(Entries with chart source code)

_ _ _ _ _

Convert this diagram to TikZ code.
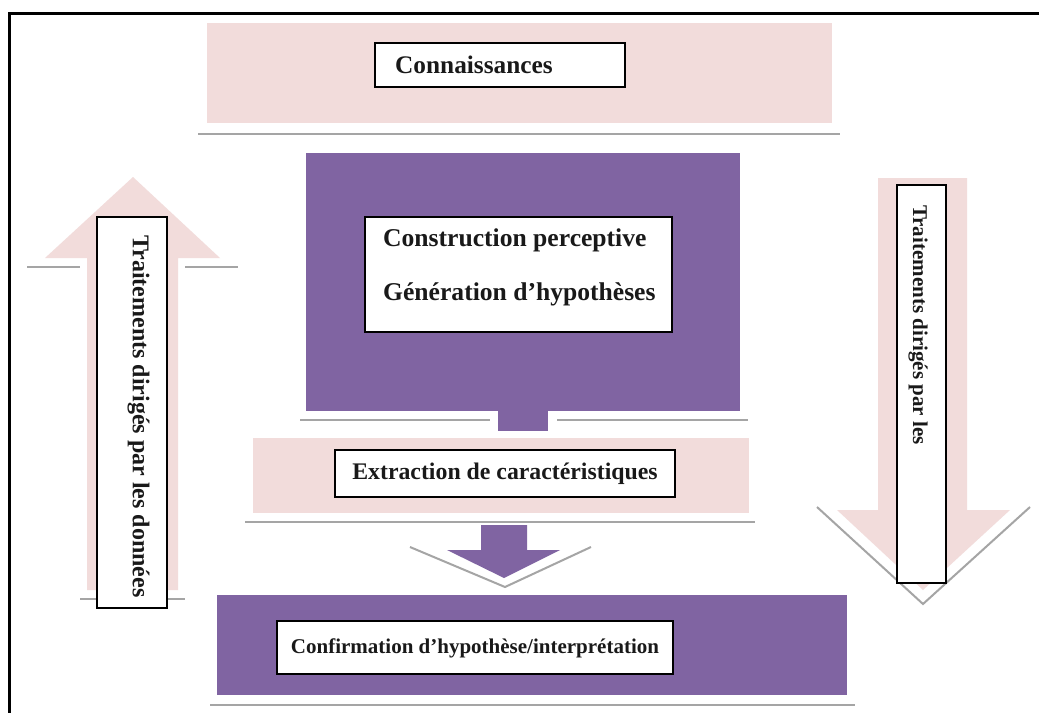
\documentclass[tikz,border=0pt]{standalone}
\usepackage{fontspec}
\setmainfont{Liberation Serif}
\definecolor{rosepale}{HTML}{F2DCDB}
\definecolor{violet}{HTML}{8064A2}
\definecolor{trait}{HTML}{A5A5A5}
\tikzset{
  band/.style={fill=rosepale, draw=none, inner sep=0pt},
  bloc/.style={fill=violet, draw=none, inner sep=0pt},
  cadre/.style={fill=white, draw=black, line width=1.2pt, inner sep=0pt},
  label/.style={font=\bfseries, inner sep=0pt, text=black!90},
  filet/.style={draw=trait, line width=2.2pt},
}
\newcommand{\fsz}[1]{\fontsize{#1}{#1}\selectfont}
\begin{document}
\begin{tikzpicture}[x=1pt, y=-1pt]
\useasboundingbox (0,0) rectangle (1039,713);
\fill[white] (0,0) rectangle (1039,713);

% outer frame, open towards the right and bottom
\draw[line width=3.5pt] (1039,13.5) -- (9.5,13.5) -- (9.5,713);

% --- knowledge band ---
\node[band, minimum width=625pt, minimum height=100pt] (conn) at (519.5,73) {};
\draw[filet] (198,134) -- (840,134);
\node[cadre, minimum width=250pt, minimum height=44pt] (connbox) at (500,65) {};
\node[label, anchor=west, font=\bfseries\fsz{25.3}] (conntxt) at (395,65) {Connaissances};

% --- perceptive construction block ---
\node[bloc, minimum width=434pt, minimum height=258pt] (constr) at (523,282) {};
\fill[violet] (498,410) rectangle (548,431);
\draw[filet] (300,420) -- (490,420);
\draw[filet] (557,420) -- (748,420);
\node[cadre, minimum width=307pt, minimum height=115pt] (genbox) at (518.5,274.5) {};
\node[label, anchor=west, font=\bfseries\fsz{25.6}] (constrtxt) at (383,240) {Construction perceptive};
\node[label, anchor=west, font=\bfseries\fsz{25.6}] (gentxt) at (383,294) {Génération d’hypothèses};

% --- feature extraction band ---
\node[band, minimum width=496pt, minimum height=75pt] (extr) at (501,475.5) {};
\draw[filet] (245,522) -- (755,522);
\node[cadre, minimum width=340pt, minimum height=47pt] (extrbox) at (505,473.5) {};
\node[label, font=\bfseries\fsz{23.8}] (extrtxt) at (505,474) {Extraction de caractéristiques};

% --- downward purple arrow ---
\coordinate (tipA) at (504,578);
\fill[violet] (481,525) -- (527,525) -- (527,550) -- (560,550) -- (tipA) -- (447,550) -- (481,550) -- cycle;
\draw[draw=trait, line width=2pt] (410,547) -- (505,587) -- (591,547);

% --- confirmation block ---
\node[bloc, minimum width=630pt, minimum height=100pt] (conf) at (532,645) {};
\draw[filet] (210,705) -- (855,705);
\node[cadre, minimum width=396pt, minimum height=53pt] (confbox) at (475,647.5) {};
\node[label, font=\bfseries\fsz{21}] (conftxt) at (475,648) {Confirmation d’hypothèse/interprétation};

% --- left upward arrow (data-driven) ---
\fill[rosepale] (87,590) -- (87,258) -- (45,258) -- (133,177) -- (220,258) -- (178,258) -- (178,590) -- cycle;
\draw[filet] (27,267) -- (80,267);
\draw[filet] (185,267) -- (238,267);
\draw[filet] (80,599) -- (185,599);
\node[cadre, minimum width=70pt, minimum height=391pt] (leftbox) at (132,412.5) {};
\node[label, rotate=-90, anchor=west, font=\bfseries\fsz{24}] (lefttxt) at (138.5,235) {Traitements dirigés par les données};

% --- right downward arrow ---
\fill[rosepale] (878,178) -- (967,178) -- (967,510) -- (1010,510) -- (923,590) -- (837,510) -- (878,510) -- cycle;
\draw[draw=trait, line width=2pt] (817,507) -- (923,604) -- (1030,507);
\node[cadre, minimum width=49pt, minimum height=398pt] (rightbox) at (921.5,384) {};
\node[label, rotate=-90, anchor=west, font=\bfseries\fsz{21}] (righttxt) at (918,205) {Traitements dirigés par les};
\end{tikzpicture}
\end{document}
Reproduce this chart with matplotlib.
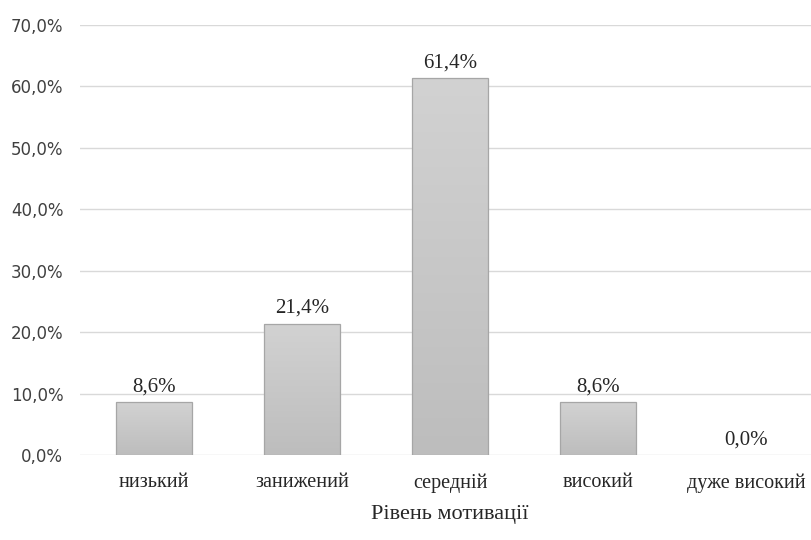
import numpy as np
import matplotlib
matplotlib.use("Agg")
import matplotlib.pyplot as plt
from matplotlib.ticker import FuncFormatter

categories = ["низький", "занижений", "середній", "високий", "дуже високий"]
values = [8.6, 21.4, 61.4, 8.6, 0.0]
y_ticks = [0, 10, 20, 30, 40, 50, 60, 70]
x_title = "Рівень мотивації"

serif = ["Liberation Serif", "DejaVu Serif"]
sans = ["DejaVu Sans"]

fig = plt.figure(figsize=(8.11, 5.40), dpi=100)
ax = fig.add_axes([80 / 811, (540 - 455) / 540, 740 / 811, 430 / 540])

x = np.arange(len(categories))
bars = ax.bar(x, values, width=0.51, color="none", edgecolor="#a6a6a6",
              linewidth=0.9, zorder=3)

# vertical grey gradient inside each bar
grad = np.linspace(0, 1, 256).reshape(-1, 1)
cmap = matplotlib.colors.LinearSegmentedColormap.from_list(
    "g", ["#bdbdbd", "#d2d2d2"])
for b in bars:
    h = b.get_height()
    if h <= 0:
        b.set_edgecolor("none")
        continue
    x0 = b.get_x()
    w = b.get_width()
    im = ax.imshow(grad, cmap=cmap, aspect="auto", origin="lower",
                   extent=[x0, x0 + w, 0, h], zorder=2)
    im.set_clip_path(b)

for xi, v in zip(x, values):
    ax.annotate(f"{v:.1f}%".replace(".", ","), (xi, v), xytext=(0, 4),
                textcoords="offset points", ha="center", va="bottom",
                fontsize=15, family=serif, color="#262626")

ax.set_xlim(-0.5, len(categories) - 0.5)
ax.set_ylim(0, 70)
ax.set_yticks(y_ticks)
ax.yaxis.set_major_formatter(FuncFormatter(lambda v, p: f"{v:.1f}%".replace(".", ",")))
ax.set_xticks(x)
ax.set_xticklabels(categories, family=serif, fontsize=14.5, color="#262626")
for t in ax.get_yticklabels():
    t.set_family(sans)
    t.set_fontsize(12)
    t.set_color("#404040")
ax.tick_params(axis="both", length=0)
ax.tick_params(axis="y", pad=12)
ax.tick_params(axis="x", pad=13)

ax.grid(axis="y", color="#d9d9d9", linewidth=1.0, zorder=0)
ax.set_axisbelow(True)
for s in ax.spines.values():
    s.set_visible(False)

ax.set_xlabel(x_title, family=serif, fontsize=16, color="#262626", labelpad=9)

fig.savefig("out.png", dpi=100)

_ _ _ _ _

Show, from the listing above, each line that contains the word "this".

Correct result
Convert this diagram to TikZ code.
Reproduce this chart with matplotlib.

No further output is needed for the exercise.